Ajoutez à cela un ego gros comme un pomelo et une attitude de pseudo-rébellion qui passe essentiellement par des chicanes dont tout le monde se contre-fiche et par des attaques totalement gratuites, et vous tirez le gros lot du groupe le plus insupportable de l’histoire de la musique. D’autant que les saillies des frères Gallagher, qui conservent encore à l'âge de 50 ans leurs mentalités d’ados attardés, visent indifféremment des groupes aussi vains et insipides qu’eux et d’authentiques artistes. Les frangins se chamaillent entre eux et insultent leurs rivaux de Blur, c’est ridicule mais grand bien leur en fasse ; mais qu’ils osent s’en prendre ainsi à Radiohead, à Nirvana, à Muse, à alt-J… c’est carrément indécent. Mieux vaut en rire après tout. Quand on connaît le chef d’œuvre The Bends de Radiohead paru un an après Definitely Maybe, la série de tweets de Liam Gallagher bourré qui est « forcé » d’écouter cet album à une soirée (pauvre chou !) revêtent un aspect comique aux dépens de leur auteur. Ou de triste si l’on songe que cela masque peut-être une profonde jalousie.

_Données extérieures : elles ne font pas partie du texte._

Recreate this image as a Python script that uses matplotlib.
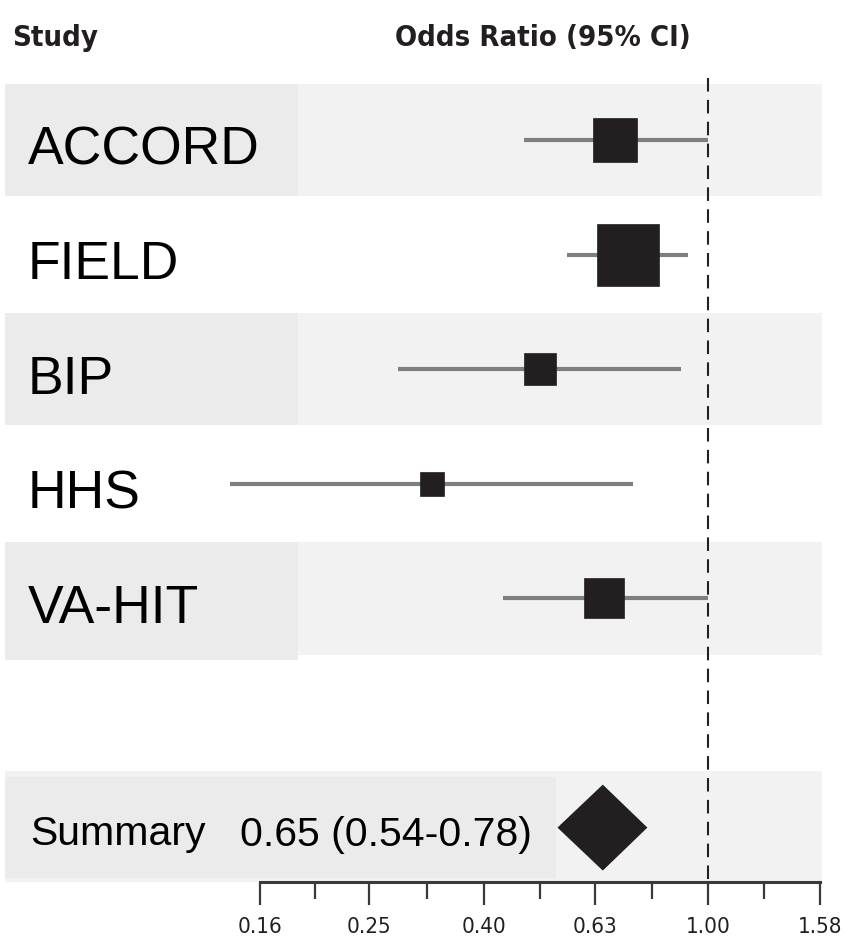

Le pire, dans tout ça, est peut-être que leur mégalomanie se double d’un crime de lèse-majesté, car leur sentiment de supériorité s’étend même aux Beatles, qui sont infiniment plus qu’eux, et sans qui ils ne seraient rien. Ainsi, selon Noël Gallagher : « Lennon avait raison les Beatles étaient plus célèbres que Jésus. Nous sommes donc plus grands que Jésus, et bientôt plus grands que les Beatles ». Même pas foutu de faire un syllogisme correctement… Et pourquoi pas « plus gros que Dieu », tant qu’à faire ? Oh, wait! Qu’est-ce que tu dis, Liam ? « Si je n’étais pas musicien, je ne sais pas. Je serais Dieu, peut-être ? Ce serait un bon boulot ». Tout est dit.


Terminons, pour le plaisir, par une dernière citation du père Noël : « J'adore mes fans, mais à part eux je hais tout le monde ». Tu aimerais peut-être, mon cher, que « tout le monde à part tes fans » te le rende bien. Même pas, en fait : en 2020, alors que la musique est toujours plus féconde en créations originales qui demeureront inaccessibles à ton ego de clown boursouflé, tes élucubrations suscitent à peu près autant d’intérêt que les cris inaudibles d’une larve échouée sur la plage au bord d’une falaise. Oasis est ce que le rock anglo-saxon a enfanté de moins glorieux en termes de qualité musicale mais aussi d’image, notamment auprès du public peu initié au rock (terme qui pourrait être banni tant il veut tout et rien dire). Une large frange du public a en partie du rock cette image déplorable, ce qui est bien dommage. Alors pitié les gars, commencez par fermer vos grandes gueules puis allez vous refaire une éducation.